- **Supplied data**:

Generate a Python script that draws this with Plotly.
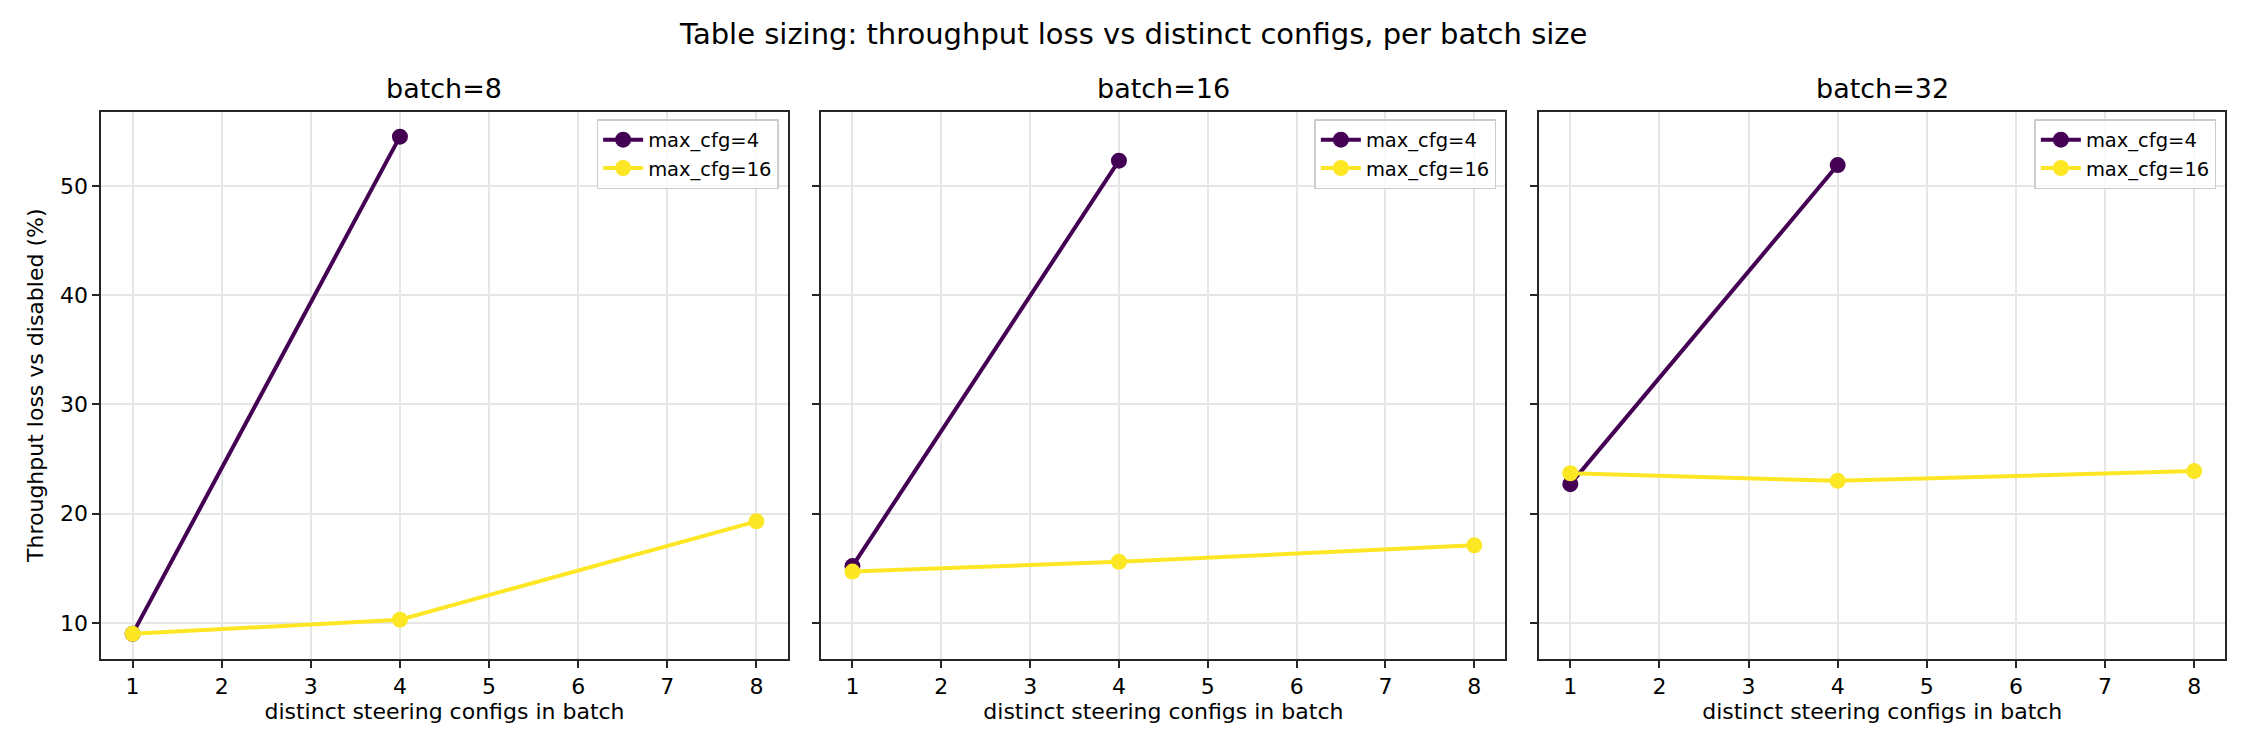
import plotly.graph_objects as go

# Data
configs_cfg4 = [1, 4]
configs_cfg16 = [1, 4, 8]

batch_sizes = [8, 16, 32]
loss_cfg4 = {8: [9.0, 54.5], 16: [15.2, 52.3], 32: [22.7, 51.9]}
loss_cfg16 = {8: [9.0, 10.3, 19.3], 16: [14.7, 15.6, 17.1], 32: [23.7, 23.0, 23.9]}

x_ticks = [1, 2, 3, 4, 5, 6, 7, 8]

PURPLE = "#440154"
YELLOW = "#fde725"
FONT = "DejaVu Sans"

domains = [(0.0415, 0.3465), (0.3615, 0.6655), (0.6805, 0.9855)]
y_domain = (0.132, 0.862)

fig = go.Figure()

for i, b in enumerate(batch_sizes):
    n = "" if i == 0 else str(i + 1)
    leg = "legend" if i == 0 else "legend" + str(i + 1)
    fig.add_trace(go.Scatter(x=configs_cfg4, y=loss_cfg4[b], mode="lines+markers", name="max_cfg=4",
                             line=dict(color=PURPLE, width=4), marker=dict(size=16, color=PURPLE),
                             xaxis="x" + n, yaxis="y" + n, legend=leg))
    fig.add_trace(go.Scatter(x=configs_cfg16, y=loss_cfg16[b], mode="lines+markers", name="max_cfg=16",
                             line=dict(color=YELLOW, width=4), marker=dict(size=16, color=YELLOW),
                             xaxis="x" + n, yaxis="y" + n, legend=leg))

axis_common = dict(showline=True, linecolor="#262626", linewidth=2, mirror=True,
                   ticks="outside", ticklen=7, tickwidth=2, tickcolor="#262626",
                   showgrid=True, gridcolor="#e6e6e6", gridwidth=1.5, zeroline=False,
                   tickfont=dict(family=FONT, size=22, color="black"))

layout = dict(
    width=2250, height=750,
    paper_bgcolor="white", plot_bgcolor="white",
    margin=dict(l=0, r=0, t=0, b=0),
    font=dict(family=FONT, color="black"),
    annotations=[],
)

for i, b in enumerate(batch_sizes):
    n = "" if i == 0 else str(i + 1)
    layout["xaxis" + n] = dict(axis_common, domain=list(domains[i]), anchor="y" + n,
                               range=[0.65, 8.35], tickvals=x_ticks,
                               title=dict(text="distinct steering configs in batch",
                                          font=dict(family=FONT, size=22), standoff=5))
    ya = dict(axis_common, domain=list(y_domain), anchor="x" + n, range=[6.7, 56.8],
              tickvals=[10, 20, 30, 40, 50])
    if i == 0:
        ya["title"] = dict(text="Throughput loss vs disabled (%)", font=dict(family=FONT, size=22), standoff=10)
    else:
        ya["showticklabels"] = False
    layout["yaxis" + n] = ya

    leg = "legend" if i == 0 else "legend" + str(i + 1)
    layout[leg] = dict(x=domains[i][1] - 0.004, y=y_domain[1] - 0.01, xanchor="right", yanchor="top",
                       bgcolor="rgba(255,255,255,0.8)", bordercolor="#cccccc", borderwidth=1.5,
                       font=dict(family=FONT, size=19.5), itemwidth=40, tracegroupgap=2)

    layout["annotations"].append(dict(text="batch=%d" % b, xref="paper", yref="paper",
                                      x=(domains[i][0] + domains[i][1]) / 2, y=y_domain[1],
                                      xanchor="center", yanchor="bottom", yshift=6, showarrow=False,
                                      font=dict(family=FONT, size=27)))

layout["annotations"].append(dict(text="Table sizing: throughput loss vs distinct configs, per batch size",
                                  xref="paper", yref="paper", x=0.5, y=1 - 26 / 750,
                                  xanchor="center", yanchor="middle", showarrow=False,
                                  font=dict(family=FONT, size=29)))

fig.update_layout(layout)
fig.write_html("out.html")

- **Aim of the task**:
Please extract exactly the lines of the data, from the first through the line containing "fig = go.Figure()", and add no pictures to the copy.

- **Solution**:
Generate a Python script that draws this with Plotly.
import plotly.graph_objects as go

# Data
configs_cfg4 = [1, 4]
configs_cfg16 = [1, 4, 8]

batch_sizes = [8, 16, 32]
loss_cfg4 = {8: [9.0, 54.5], 16: [15.2, 52.3], 32: [22.7, 51.9]}
loss_cfg16 = {8: [9.0, 10.3, 19.3], 16: [14.7, 15.6, 17.1], 32: [23.7, 23.0, 23.9]}

x_ticks = [1, 2, 3, 4, 5, 6, 7, 8]

PURPLE = "#440154"
YELLOW = "#fde725"
FONT = "DejaVu Sans"

domains = [(0.0415, 0.3465), (0.3615, 0.6655), (0.6805, 0.9855)]
y_domain = (0.132, 0.862)

fig = go.Figure()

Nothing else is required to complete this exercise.